Stretching Christmas

There's a garland on the wall with ornaments hanging from it, containing the names of all of us, (I stole this idea from Days of Our Lives), including the new babies. Christmas cards frame the door between the living room and kitchen. A small tree dripping with candy canes changes colors constantly.  The counter-tops are loaded with chocolate, fudge, cakes, oranges, home made bread and nuts. Christmas is over, but we're not letting go.

It was the Christmas nobody wanted. The hype started right after Halloween, the songs, and then Black Friday with the stories of brawling and pepper spraying as people fought over toys we'd never even heard of. No one felt like shopping, or wrapping. But we got it done somehow.

The cooking was only so-so. Pumpkin pie sloshed into the oven; fudge didn't harden. We disagreed on how to cook the ham. Dinner was almost an hour late. But somehow, when we sat down, magic happened. From the Grinchiest grownup to the smallest child, Christmas spirit arrived. And it's still here.

Now the work is done, and all that's left to do is relax. The Jingle Bell barking dogs are gone from the radio. The lights are still on in the neighborhood, and should be for a few more days.  So I wonder: how long can we stretch it out? Through egg nog, Dick Clark and football games, at least, maybe longer. Pass me another chocolate-covered cherry, please.

Today we mark the passing of a true movie star. Cheetah, the ape friend of Tarzan, died at the ripe old age of 80. You remember Cheetah; he was the one without a loincloth.

As if the Forgotten Bookmarks book that I got for Christmas wasn't enough, yesterday in my mail there was fellow blogger Fancy Nancy's (Captionsbest) new book, Snippets II, "short, snappy stories" that entertain, educate, and inspire. The lady has spunk. I bet she can even make a decent pan of fudge.

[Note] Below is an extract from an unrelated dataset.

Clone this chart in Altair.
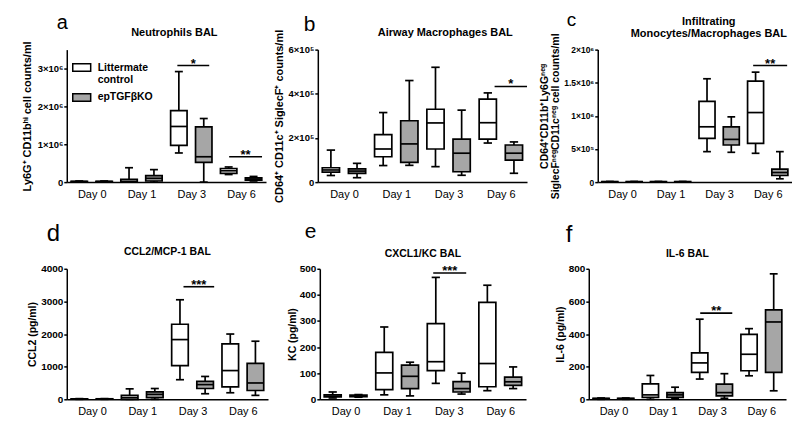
import json
import altair as alt
import pandas as pd

FONT = "Liberation Sans"
DAYS = ["Day 0", "Day 1", "Day 3", "Day 6"]
GROUPS = ["Littermate control", "epTGFβKO"]
FILLS = ["#ffffff", "#a6a6a6"]

# five-number summaries per day: [min, q1, median, q3, max]
NEU_LM = [[5e3, 1e4, 1.5e4, 2e4, 3e4], [0, 0, 2e4, 7e4, 3.8e5], [7.7e5, 9.7e5, 1.47e6, 1.89e6, 2.92e6], [2.0e5, 2.3e5, 3.0e5, 3.6e5, 4.0e5]]
NEU_KO = [[5e3, 1e4, 1.5e4, 2e4, 3e4], [0, 3e4, 1.0e5, 1.7e5, 3.3e5], [0, 5.2e5, 6.7e5, 1.46e6, 1.68e6], [3e4, 5e4, 8e4, 1.1e5, 1.5e5]]
NEU_SIG_X1 = [1.72, 2.76]
NEU_SIG_X2 = [2.36, 3.42]
NEU_SIG_Y = [3.08e6, 6.7e5]
NEU_SIG_T = ["*", "**"]

AM_LM = [[3.0e4, 4.5e4, 5.5e4, 6.5e4, 1.45e5], [7.5e4, 1.15e5, 1.5e5, 2.15e5, 3.15e5], [7.0e4, 1.5e5, 2.68e5, 3.3e5, 5.2e5], [1.77e5, 1.95e5, 2.69e5, 3.76e5, 4.04e5]]
AM_KO = [[2.0e4, 4.0e4, 5.0e4, 6.0e4, 8.5e4], [7.6e4, 8.9e4, 1.73e5, 2.78e5, 4.6e5], [3.1e4, 4.7e4, 1.31e5, 1.95e5, 3.26e5], [4.0e4, 1.0e5, 1.31e5, 1.68e5, 1.82e5]]
AM_SIG_X1 = [2.88]
AM_SIG_X2 = [3.5]
AM_SIG_Y = [4.33e5]
AM_SIG_T = ["*"]

MO_LM = [[0, 3e3, 5e3, 8e3, 1e4], [0, 3e3, 5e3, 8e3, 1e4], [4.6e5, 6.6e5, 8.35e5, 1.22e6, 1.56e6], [4.35e5, 5.85e5, 1.05e6, 1.525e6, 1.66e6]]
MO_KO = [[0, 3e3, 5e3, 8e3, 1e4], [0, 3e3, 5e3, 8e3, 1e4], [4.5e5, 5.6e5, 6.45e5, 8.35e5, 9.85e5], [5e4, 1.0e5, 1.45e5, 1.95e5, 4.6e5]]
MO_SIG_X1 = [2.70]
MO_SIG_X2 = [3.40]
MO_SIG_Y = [1.76e6]
MO_SIG_T = ["**"]

CCL2_LM = [[0, 5, 10, 15, 20], [0, 0, 50, 120, 320], [600, 1030, 1830, 2300, 3050], [200, 380, 880, 1700, 2000]]
CCL2_KO = [[0, 5, 10, 15, 20], [0, 50, 150, 230, 330], [170, 330, 450, 550, 700], [120, 270, 500, 1100, 1780]]
CCL2_SIG_X1 = [1.82]
CCL2_SIG_X2 = [2.43]
CCL2_SIG_Y = [3450]
CCL2_SIG_T = ["***"]

KC_LM = [[5, 9, 12, 17, 28], [17, 37, 101, 180, 277], [61, 110, 144, 290, 467], [33, 48, 137, 371, 437]]
KC_KO = [[8, 10, 13, 16, 18], [13, 41, 88, 131, 142], [20, 28, 41, 68, 100], [41, 53, 67, 85, 124]]
KC_SIG_X1 = [1.70]
KC_SIG_X2 = [2.34]
KC_SIG_Y = [484]
KC_SIG_T = ["***"]

IL6_LM = [[0, 2, 4, 6, 8], [0, 12, 27, 95, 146], [124, 165, 223, 285, 491], [144, 175, 276, 398, 433]]
IL6_KO = [[0, 2, 4, 6, 8], [6, 12, 27, 41, 74], [6, 21, 41, 93, 157], [52, 165, 474, 548, 769]]
IL6_SIG_X1 = [1.76]
IL6_SIG_X2 = [2.41]
IL6_SIG_Y = [528]
IL6_SIG_T = ["**"]

SW = 1.7


def boxes(lm, ko):
    rows = []
    for g, series, off in [(GROUPS[0], lm, -0.25), (GROUPS[1], ko, 0.25)]:
        for i, s in enumerate(series):
            rows.append({"group": g, "pos": i + off, "mn": s[0], "q1": s[1],
                         "med": s[2], "q3": s[3], "mx": s[4]})
    return pd.DataFrame(rows)


def panel(lm, ko, sx1, sx2, sy, st, ymax, yvals, ylabexpr, yfmt, ytitle,
          letter, title, w, h, ext, tpad, lx, ly, lsize, tdx, ty, tsize,
          ylabsize, ytsize=10.5, legend=False, spacer=None):
    df = boxes(lm, ko)
    xs = alt.Scale(domain=[-0.5, 3.5], nice=False, zero=False)
    ys = alt.Scale(domain=[0, ymax], nice=False, zero=False)
    xaxis = alt.Axis(values=[0, 1, 2, 3], labelExpr=json.dumps(DAYS) + "[datum.value]",
                     tickSize=0, labelPadding=6, labelFontSize=11, labelFont=FONT,
                     labelColor="black", domainColor="black", domainWidth=1.5,
                     grid=False, title=None)
    yargs = dict(values=yvals, tickSize=3, tickWidth=1.5, tickColor="black",
                 domainColor="black", domainWidth=1.5, labelFontSize=ylabsize,
                 labelFontWeight="bold", labelFont=FONT, labelColor="black",
                 labelPadding=1, grid=False, title=ytitle, titleFont=FONT,
                 titleFontSize=ytsize, titleFontWeight="bold", titleColor="black",
                 titlePadding=tpad, minExtent=ext, maxExtent=ext, titleLineHeight=11.5)
    if ylabexpr:
        yargs["labelExpr"] = ylabexpr
    if yfmt:
        yargs["format"] = yfmt
    yaxis = alt.Axis(**yargs)

    def X(f):
        return alt.X(f + ":Q", scale=xs, axis=xaxis)

    def Y(f):
        return alt.Y(f + ":Q", scale=ys, axis=yaxis)

    if legend:
        leg = alt.Legend(orient="none", legendX=5, legendY=8, title=None,
                         symbolType="M-1,-0.42H1V0.42H-1Z", symbolSize=324,
                         symbolStrokeColor="black", symbolStrokeWidth=1.5,
                         symbolOpacity=1, labelFont=FONT, labelFontSize=10.5,
                         labelFontWeight="bold", labelColor="black", labelOffset=6,
                         rowPadding=2,
                         labelExpr="datum.label == 'Littermate control' ? ['Littermate', 'control'] : datum.label")
    else:
        leg = None
    fill = alt.Fill("group:N", scale=alt.Scale(domain=GROUPS, range=FILLS), legend=leg)

    base = alt.Chart(df)
    whisk = base.mark_rule(color="black", strokeWidth=SW).encode(x=X("pos"), y=Y("mn"), y2="mx")
    caps = base.transform_calculate(clo="datum.pos - 0.08", chi="datum.pos + 0.08")
    cap_hi = caps.mark_rule(color="black", strokeWidth=SW).encode(x=X("clo"), x2="chi", y=Y("mx"))
    cap_lo = caps.mark_rule(color="black", strokeWidth=SW).encode(x=X("clo"), x2="chi", y=Y("mn"))
    bx = base.transform_calculate(lo="datum.pos - 0.165", hi="datum.pos + 0.165")
    box = bx.mark_rect(stroke="black", strokeWidth=SW).encode(x=X("lo"), x2="hi", y=Y("q1"), y2="q3", fill=fill)
    med = bx.mark_rule(color="black", strokeWidth=SW).encode(x=X("lo"), x2="hi", y=Y("med"))

    sig = alt.Chart(pd.DataFrame({"x1": sx1, "x2": sx2, "lvl": sy, "stars": st})).transform_calculate(
        xm="(datum.x1 + datum.x2) / 2")
    sig_rule = sig.mark_rule(color="black", strokeWidth=1.6).encode(x=X("x1"), x2="x2", y=Y("lvl"))
    sig_txt = sig.mark_text(font=FONT, fontSize=13, fontWeight="bold", baseline="alphabetic",
                            dy=2, color="black").encode(x=X("xm"), y=Y("lvl"), text="stars:N")

    ann = alt.Chart(pd.DataFrame({"letter": [letter], "title": [title]}))
    let = ann.mark_text(align="left", baseline="alphabetic", font=FONT, fontSize=lsize,
                        color="black").encode(x=alt.value(lx), y=alt.value(ly), text="letter:N")
    tit = ann.mark_text(align="center", baseline="alphabetic", font=FONT, fontSize=tsize,
                        fontWeight="bold", lineBreak="\n", lineHeight=12, color="black").encode(
        x=alt.value(w / 2 + tdx), y=alt.value(ty), text="title:N")
    layers = [whisk, cap_hi, cap_lo, box, med, sig_rule, sig_txt, let, tit]
    if spacer is not None:
        sp = ann.mark_text(opacity=0, fontSize=8).encode(x=alt.value(spacer), y=alt.value(10),
                                                         text=alt.value("."))
        layers.append(sp)
    return alt.layer(*layers).properties(width=w, height=h)


expr6 = "datum.value == 0 ? '0' : format(datum.value / 1e6, '') + '×10⁶'"
expr5 = "datum.value == 0 ? '0' : format(datum.value / 1e5, '') + '×10⁵'"
expr56 = ("datum.value == 0 ? '0' : datum.value < 1e6 ? format(datum.value / 1e5, '') + '×10⁵'"
          " : format(datum.value / 1e6, '') + '×10⁶'")

pa = panel(NEU_LM, NEU_KO, NEU_SIG_X1, NEU_SIG_X2, NEU_SIG_Y, NEU_SIG_T, 3.5e6,
           [0, 1e6, 2e6, 3e6], expr6, None, "Ly6G⁺ CD11bʰⁱ cell counts/ml",
           "a", "Neutrophils BAL", 200, 133, 29, 5, -10, -21, 20, 8, -14, 11, 9.5,
           ytsize=11, legend=True)
pb = panel(AM_LM, AM_KO, AM_SIG_X1, AM_SIG_X2, AM_SIG_Y, AM_SIG_T, 6e5,
           [0, 2e5, 4e5, 6e5], expr5, None, "CD64⁺ CD11c⁺ SiglecF⁺ counts/ml",
           "b", "Airway Macrophages BAL", 210, 133, 28, 5, -14, -19, 21, 23, -14, 11, 9.5,
           ytsize=11)
pc = panel(MO_LM, MO_KO, MO_SIG_X1, MO_SIG_X2, MO_SIG_Y, MO_SIG_T, 2e6,
           [0, 5e5, 1e6, 1.5e6, 2e6], expr56, None,
           ["CD64⁺CD11b⁺Ly6Gⁿᵉᵍ", "SiglecFⁿᵉᵍCD11cⁿᵉᵍ cell counts/ml"],
           "c", "Infiltrating\nMonocytes/Macrophages BAL", 195, 133, 29, 8, -31, -24, 19, 14, -25, 11, 8.5)
pd_ = panel(CCL2_LM, CCL2_KO, CCL2_SIG_X1, CCL2_SIG_X2, CCL2_SIG_Y, CCL2_SIG_T, 4000,
            [0, 1000, 2000, 3000, 4000], None, "d", "CCL2 (pg/ml)",
            "d", "CCL2/MCP-1 BAL", 202, 131, 27, 2, -20, -28, 24, 0, -14, 10.5, 10, spacer=-53)
pe = panel(KC_LM, KC_KO, KC_SIG_X1, KC_SIG_X2, KC_SIG_Y, KC_SIG_T, 500,
           [0, 100, 200, 300, 400, 500], None, "d", "KC (pg/ml)",
           "e", "CXCL1/KC BAL", 207, 131, 21, 1, -15, -31, 21, 0, -12, 10.5, 10)
pf = panel(IL6_LM, IL6_KO, IL6_SIG_X1, IL6_SIG_X2, IL6_SIG_Y, IL6_SIG_T, 800,
           [0, 200, 400, 600, 800], None, "d", "IL-6 (pg/ml)",
           "f", "IL-6 BAL", 198, 131, 21, 2, -23, -27, 24, 0, -12, 10.5, 10)

row1 = alt.hconcat(pa, alt.hconcat(pb, pc, spacing=11).resolve_scale(fill="independent"),
                   spacing=7).resolve_scale(fill="independent")
row2 = alt.hconcat(pd_, alt.hconcat(pe, pf, spacing=30).resolve_scale(fill="independent"),
                   spacing=20).resolve_scale(fill="independent")
chart = alt.vconcat(row1, row2, spacing=18).resolve_scale(fill="independent").properties(
    padding={"left": 4, "top": 2, "right": 0, "bottom": 0}, background="white"
).configure_view(stroke=None)

chart.save("out.html", embed_options={"renderer": "svg", "actions": False})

The Given Day, by Dennis Lehane, the author of Mystic River, "unflinchingly captures the political and social unrest of a nation caught at the crossroads between past and future." It is the story of two families, one black, one white, in Boston in the early 1900's, of poverty and anarchy, corruption, and tragedy (the Spanish influenza epidemic; the great molasses flood of 1919; the police strike when crime ran rampant in the streets). A stunning book.